There are different kind of features, for instance in images, we use the raw pixel values to train models, while for audio, we might encode the data first and it is similar in the domain of text. Usually the features are not hierarchical, but only the labels to describe the data. For instance, different kind of animals, cars, furniture and so forth. In our case, we have a feature hierarchy of three levels: keywords, themes and genres. This can be compared to images of digits. First, we have the raw pixels (keywords), then we have edges and finally the whole digits (genres). The major problem is that in the case of digits, we can learn those layers, while in our case, we already have those data explicitly as hand-crafted features.
That means each layer represents knowledge at a different scale, where each layer is less abstract and more concrete than the previous one. For example, two movies with the genre ‘action’, can be only compared at a very high level. Those two share definitely more topics than an ‘action’ and a ‘horror’ movie but beyond this, there is not much we can say about similarities.

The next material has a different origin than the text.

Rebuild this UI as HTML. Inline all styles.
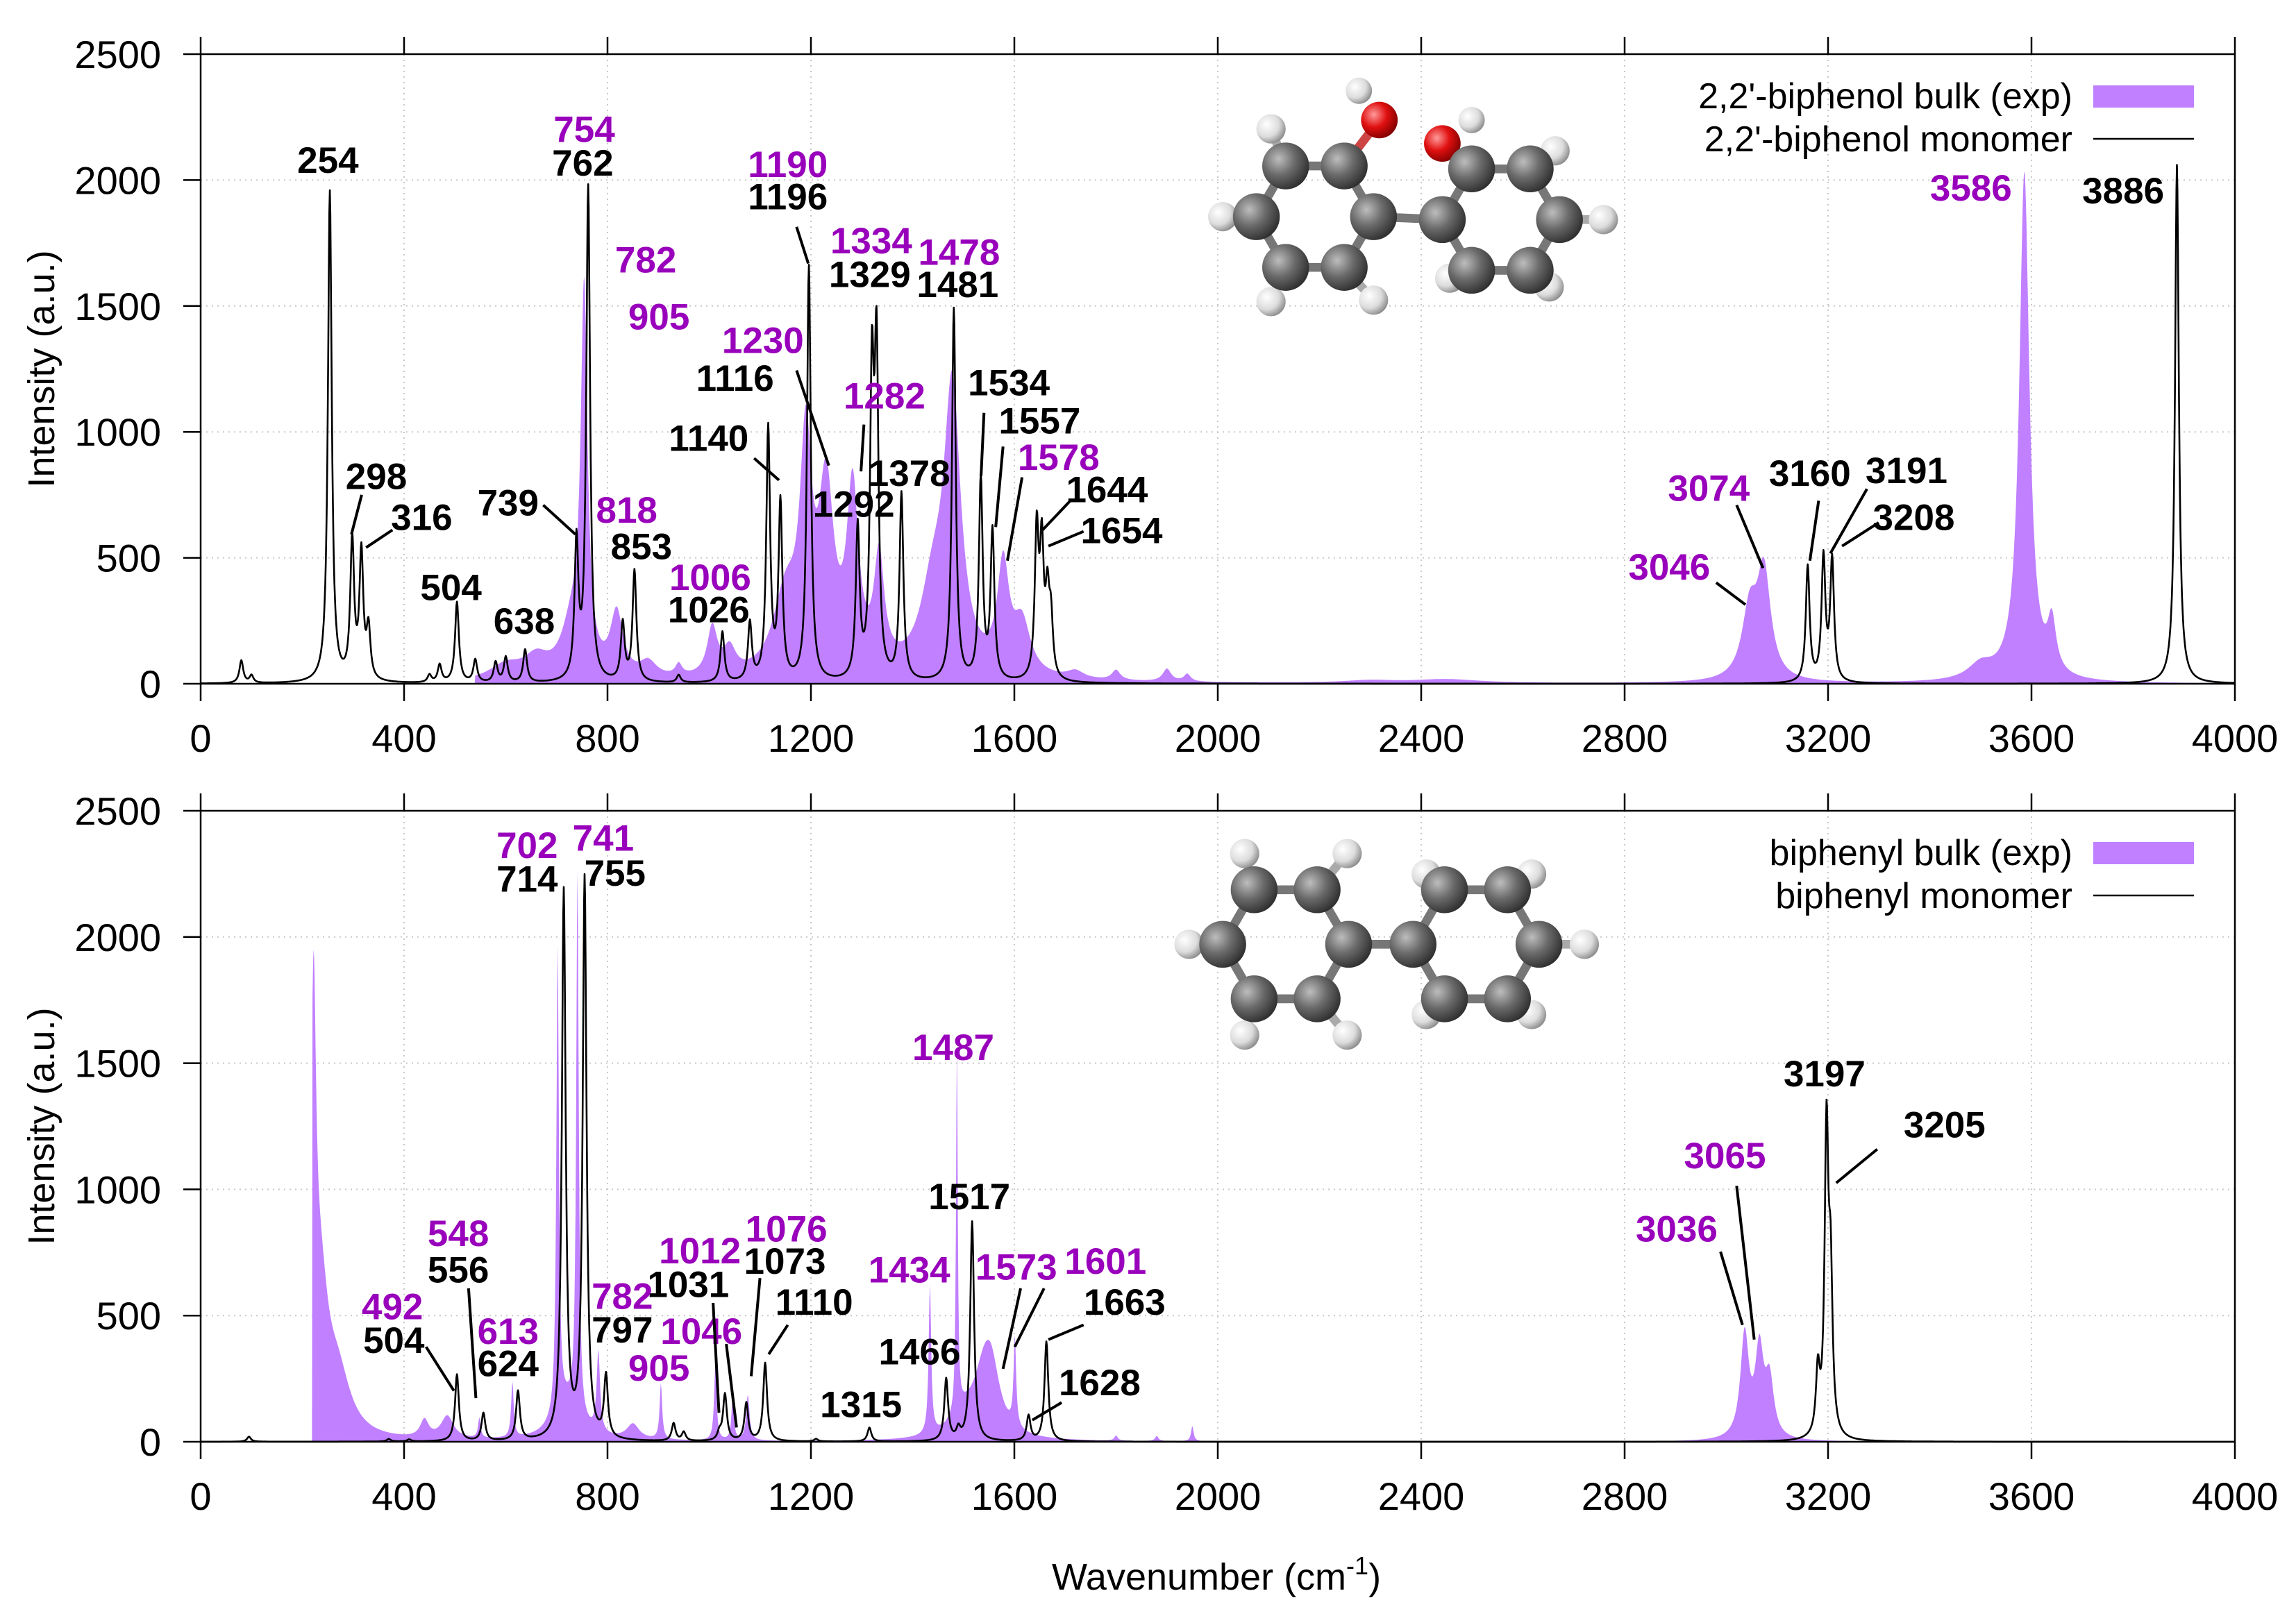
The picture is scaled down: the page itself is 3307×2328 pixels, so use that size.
<!DOCTYPE html>
<html><head><meta charset="utf-8"><style>
html,body{margin:0;padding:0;background:#fff;}
svg{display:block;font-family:"Liberation Sans",sans-serif;}
</style></head><body>
<svg id="chart" width="3307" height="2328" viewBox="0 0 3307 2328" xmlns="http://www.w3.org/2000/svg">
<defs>
<radialGradient id="gC" cx="35%" cy="35%" r="70%"><stop offset="0" stop-color="#bdbdbd"/><stop offset="0.5" stop-color="#6a6a6a"/><stop offset="1" stop-color="#2e2e2e"/></radialGradient>
<radialGradient id="gH" cx="35%" cy="35%" r="70%"><stop offset="0" stop-color="#ffffff"/><stop offset="0.6" stop-color="#dcdcdc"/><stop offset="1" stop-color="#8a8a8a"/></radialGradient>
<radialGradient id="gO" cx="35%" cy="35%" r="70%"><stop offset="0" stop-color="#ff9a9a"/><stop offset="0.5" stop-color="#e01010"/><stop offset="1" stop-color="#800000"/></radialGradient>
</defs>
<g id="root"></g>
</svg>
<script>
// ---------- data (top panel: 2,2'-biphenol) ----------
const topMonoPos = [80,100,254,298,316,330,450,470,504,540,580,600,638,739,762,830,853,940,1026,1080,1116,1140,1196,1292,1320,1329,1378,1481,1534,1557,1644,1654,1665,1672,3160,3191,3208,3886];
const topMonoInt = [90,30,1950,550,500,200,30,70,320,90,80,100,130,540,1960,230,440,30,200,230,1000,700,1650,600,1150,1250,740,1480,800,590,580,500,300,220,460,490,480,2060];
const topExpPos = [600,660,730,754,818,880,940,1006,1040,1150,1190,1230,1282,1334,1440,1478,1578,1615,1720,1800,1900,1940,2300,2450,3046,3074,3500,3586,3640];
const topExpInt = [60,80,200,1480,250,60,45,190,100,300,850,700,700,430,300,1100,420,200,30,40,50,30,10,15,270,420,60,2020,200];
const topExpWid = [40,30,25,8,15,20,8,12,15,30,14,18,14,12,30,20,14,20,20,10,10,8,60,80,18,16,30,12,10];
// ---------- data (bottom panel: biphenyl) ----------
const botMonoPos = [95,370,410,504,556,624,714,755,797,930,950,1020,1031,1073,1110,1210,1315,1466,1490,1517,1628,1663,3180,3197,3205];
const botMonoInt = [20,10,8,265,110,195,2170,2220,245,70,35,30,185,150,310,10,55,245,40,870,100,395,250,1200,580];
const botExpPos = [222,235,270,440,485,548,613,702,720,741,782,850,905,1012,1046,1076,1434,1487,1500,1540,1555,1601,1800,1880,1950,3036,3065,3085];
const botExpInt = [1500,550,220,70,90,80,220,1850,140,2150,320,60,220,290,160,180,590,1460,80,220,200,350,20,20,60,410,340,220];
const botExpWid = [6,20,30,10,15,3,3,3,30,3,4,15,3,3,3,4,3,2,30,25,20,3,4,4,3,10,10,10];
const botExpStart = 220;
const topExpStart = 540;
const yTicks = [0,500,1000,1500,2000,2500];
const xTicks = [0,400,800,1200,1600,2000,2400,2800,3200,3600,4000];

const NS="http://www.w3.org/2000/svg";
const root=document.getElementById('root');
const XL=289, XR=3219;
const panels=[{top:78,bot:985},{top:1168,bot:2077}];
const xs=v=>XL+v/4000*(XR-XL);
function ys(p,I){return p.bot-I/2500*(p.bot-p.top);}
function mk(tag,attrs,parent){const e=document.createElementNS(NS,tag);for(const k in attrs)e.setAttribute(k,attrs[k]);(parent||root).appendChild(e);return e;}

function spectrum(pos,ints,wids,defW,start){
  const pts=[];
  for(let v=0;v<=4000;v+=1){
    let s=0;
    if(v>=start){for(let i=0;i<pos.length;i++){const w=wids?wids[i]:defW;const d=(v-pos[i])/w;s+=ints[i]/(1+d*d);}}
    pts.push([v,Math.min(s,2600)]);
  }
  return pts;
}

function drawPanel(p,idx,expPts,monoPts,legExp,legMono){
  const g=mk('g',{});
  
  
  yTicks.forEach(t=>{if(t>0&&t<2500){const l=mk('line',{x1:XL,x2:XR,y1:ys(p,t),y2:ys(p,t),stroke:'#c8c8c8','stroke-width':2,'stroke-dasharray':'2,6'},g);}});
  xTicks.forEach(t=>{if(t>0&&t<4000){const l=mk('line',{x1:xs(t),x2:xs(t),y1:p.top,y2:p.bot,stroke:'#c8c8c8','stroke-width':2,'stroke-dasharray':'2,6'},g);}});
  let d='M'+xs(0)+','+ys(p,0);
  expPts.forEach(q=>{d+='L'+xs(q[0]).toFixed(1)+','+ys(p,q[1]).toFixed(1);});
  d+='L'+xs(4000)+','+ys(p,0)+'Z';
  const f=mk('path',{d:d,fill:'#c080ff',stroke:'none'},g);
  
  
  let d2='';
  monoPts.forEach((q,i)=>{d2+=(i?'L':'M')+xs(q[0]).toFixed(1)+','+ys(p,q[1]).toFixed(1);});
  const ln=mk('path',{d:d2,fill:'none',stroke:'#000','stroke-width':2.6,'stroke-linejoin':'round'},g);
  
  
  const b=mk('rect',{x:XL,y:p.top,width:XR-XL,height:p.bot-p.top,fill:'none',stroke:'#000','stroke-width':2.5},g);
  
  
  yTicks.forEach(t=>{
    const y=ys(p,t);
    const tk=mk('line',{x1:XL-25,x2:XL,y1:y,y2:y,stroke:'#000','stroke-width':2.5},g);
    
    
    const tx=mk('text',{x:232,y:y+20,'text-anchor':'end','font-size':56},g);
    tx.textContent=t;
    
    
  });
  xTicks.forEach(t=>{
    const x=xs(t);
    const tk=mk('line',{x1:x,x2:x,y1:p.bot,y2:p.bot+25,stroke:'#000','stroke-width':2.5},g);
    
    
    const tk2=mk('line',{x1:x,x2:x,y1:p.top-25,y2:p.top,stroke:'#000','stroke-width':2.5},g);
    
    
    const tx=mk('text',{x:x,y:p.bot+98,'text-anchor':'middle','font-size':56},g);
    tx.textContent=t;
    
    
  });
  const yt=mk('text',{x:0,y:0,'text-anchor':'middle','font-size':54,transform:'translate(78,'+((p.top+p.bot)/2)+') rotate(-90)'},g);
  yt.textContent='Intensity (a.u.)';
  
  
  const ly=p.top+60;
  const l1=mk('text',{x:2985,y:ly+18,'text-anchor':'end','font-size':52},g);
  l1.textContent=legExp;
  
  
  const sw=mk('rect',{x:3015,y:ly-15,width:145,height:32,fill:'#c080ff'},g);
  
  
  const l2=mk('text',{x:2985,y:ly+80,'text-anchor':'end','font-size':52},g);
  l2.textContent=legMono;
  
  
  const sl=mk('line',{x1:3015,x2:3160,y1:ly+62,y2:ly+62,stroke:'#000','stroke-width':2.6},g);
  
  
}

drawPanel(panels[0],0,spectrum(topExpPos,topExpInt,topExpWid,0,topExpStart),spectrum(topMonoPos,topMonoInt,null,4.5,0),"2,2'-biphenol bulk (exp)","2,2'-biphenol monomer");
drawPanel(panels[1],1,spectrum(botExpPos,botExpInt,botExpWid,0,botExpStart),spectrum(botMonoPos,botMonoInt,null,4.5,0),"biphenyl bulk (exp)","biphenyl monomer");

const xt=mk('text',{x:1752,y:2290,'text-anchor':'middle','font-size':54});


xt.innerHTML='Wavenumber (cm<tspan dy="-22" font-size="36">-1</tspan><tspan dy="22">)</tspan>';

const S=3307/1568;
const PUR='#9900bb';
const labs=[
 ['254',224,118,0],['298',257,334,0],['316',288,362,0],['504',308,410,0],['638',358,433,0],['739',347,352,0],['762',398,120,0],['853',438,382,0],['1026',484,425,0],['1116',502,267,0],['1140',484,308,0],['1196',538,143,0],['1329',594,196,0],['1481',654,203,0],['1378',621,332,0],['1292',583,353,0],['1534',689,270,0],['1557',710,296,0],['1644',756,343,0],['1654',766,371,0],['3160',1236,332,0],['3191',1302,330,0],['3208',1307,362,0],['3886',1450,139,0],
 ['754',399,97,1],['782',441,186,1],['905',450,225,1],['818',428,357,1],['1006',485,403,1],['1190',538,121,1],['1230',521,241,1],['1282',604,279,1],['1334',595,173,1],['1478',655,181,1],['1578',723,321,1],['3074',1167,342,1],['3046',1140,396,1],['3586',1346,137,1],
 ['504',269,924,0],['556',313,876,0],['624',347,940,0],['714',360,609,0],['755',420,605,0],['797',425,917,0],['1031',470,886,0],['1073',536,870,0],['1110',556,898,0],['1315',588,968,0],['1466',628,932,0],['1517',662,826,0],['1628',751,953,0],['1663',768,898,0],['3197',1246,742,0],['3205',1328,777,0],
 ['492',268,901,1],['548',313,851,1],['613',347,918,1],['702',360,586,1],['741',412,581,1],['782',425,894,1],['905',450,943,1],['1012',478,863,1],['1046',479,918,1],['1076',537,848,1],['1434',621,876,1],['1487',651,724,1],['1573',694,874,1],['1601',755,870,1],['3065',1178,798,1],['3036',1145,848,1]
];
labs.forEach(a=>{
  const t=mk('text',{x:(a[1]*S).toFixed(1),y:(a[2]*S).toFixed(1),'text-anchor':'middle','font-size':53,'font-weight':'bold',fill:a[3]?PUR:'#000'});
  t.textContent=a[0];
  
  
});
const leaders=[[247,338,240,365],[268,362,250,374],[371,345,393,365],[515,313,532,328],[544,155,552,180],[544,253,566,318],[590,290,588,322],[672,282,670,325],[685,305,680,360],[698,326,688,383],[731,342,712,362],[740,363,716,373],[1186,345,1204,388],[1172,398,1192,413],[1242,342,1236,383],[1275,334,1250,378],[1283,357,1258,373],
 [291,920,310,950],[320,880,325,955],[487,890,491,965],[496,918,503,975],[519,873,513,940],[538,905,525,925],[697,880,685,935],[713,880,693,920],[740,905,716,915],[725,958,705,970],[1282,785,1254,808],[1186,810,1198,915],[1175,855,1190,905]];
leaders.forEach(l=>{
  const e=mk('line',{x1:l[0]*S,y1:l[1]*S,x2:l[2]*S,y2:l[3]*S,stroke:'#000','stroke-width':4});
  
  
});

function atom(g,x,y,r,grad){const c=mk('circle',{cx:x*S,cy:y*S,r:r*S,fill:'url(#'+grad+')'},g);}
function bond(g,x1,y1,x2,y2,col){const l=mk('line',{x1:x1*S,y1:y1*S,x2:x2*S,y2:y2*S,stroke:col||'#777','stroke-width':6*S,'stroke-linecap':'round'},g);}
function ring(cx,cy,R,rot){const p=[];for(let i=0;i<6;i++){const a=(rot+60*i)*Math.PI/180;p.push([cx+R*Math.cos(a),cy+R*Math.sin(a)]);}return p;}
function molecule(name,r1,r2,hs,os){
  const g=mk('g',{});
  
  
  [r1,r2].forEach(r=>{for(let i=0;i<6;i++){const a=r[i],b=r[(i+1)%6];bond(g,a[0],a[1],b[0],b[1]);}});
  hs.forEach(h=>bond(g,h[0],h[1],h[2],h[3],'#aaa'));
  os.forEach(o=>{bond(g,o[0],o[1],o[2],o[3],'#c44');});
  bond(g,r1[0][0],r1[0][1],r2[3][0],r2[3][1]);
  hs.forEach(h=>atom(g,h[0],h[1],10,'gH'));
  os.forEach(o=>{atom(g,o[4],o[5],9,'gH');atom(g,o[0],o[1],12.5,'gO');});
  [r1,r2].forEach(r=>r.forEach(a=>atom(g,a[0],a[1],16,'gC')));
}
(function(){
  const r1=ring(898,148,40,0), r2=ring(1025,150,40,0);
  const hs=[[868,88,r1[4][0],r1[4][1]],[835,148,r1[3][0],r1[3][1]],[868,206,r1[2][0],r1[2][1]],[938,205,r1[1][0],r1[1][1]],
            [1062,103,r2[5][0],r2[5][1]],[1095,150,r2[0][0],r2[0][1]],[1058,196,r2[1][0],r2[1][1]],[990,190,r2[2][0],r2[2][1]]];
  const os=[[942,82,r1[5][0],r1[5][1],928,62],[985,98,r2[4][0],r2[4][1],1005,82]];
  molecule('biphenol-molecule',r1,r2,hs,os);
  const b1=ring(878,645,43,0), b2=ring(1008,645,43,0);
  const bh=[[850,583,b1[4][0],b1[4][1]],[812,645,b1[3][0],b1[3][1]],[850,707,b1[2][0],b1[2][1]],[920,707,b1[1][0],b1[1][1]],[920,583,b1[5][0],b1[5][1]],
            [974,597,b2[4][0],b2[4][1]],[1046,597,b2[5][0],b2[5][1]],[1082,645,b2[0][0],b2[0][1]],[1046,693,b2[1][0],b2[1][1]],[974,693,b2[2][0],b2[2][1]]];
  molecule('biphenyl-molecule',b1,b2,bh,[]);
})();
</script>
</body></html>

The next layer -the themes- is adding a lot of more information which makes a comparison at a lower level already very precise. Again, we consider two ‘action’ movies and the themes of both movies have an overlapping theme, named ‘zombies’. With the genres and the themes, we can already train a good classifier to predict the preferences of users at a coarse level.
Here, it is important to consider both levels, because it might be possible that a user likes ‘action’ and ‘zombies’ but not ‘romance’ and ‘zombies’ and for a coarse classification that is all information we need. Further details, like if the movie is also about a treasure hunt where the protagonists are attacked by hordes of zombies, are also important, but those features are more useful to rank the non-rejected movies to order them by a score.
In other words, the idea we follow is something like ‘reject often, reject early’. With this approach, we can filter out already a large portion of movies in the first layer and so forth, like for instance, ‘mystery’ and ‘romance’. Of course a clear-cut is not always possible, but since some genres and/or themes are very distinctive, we have a good chance to reject a lot of movies very early. However, a major drawback is the fact that we need a subset of these features to train the final model. To be more specific, to train a classifier on the genres, we need some features and those features have to be from one of the given layers, usually the keyword layer, because it carries the most information. It is a classical chicken-egg-problem.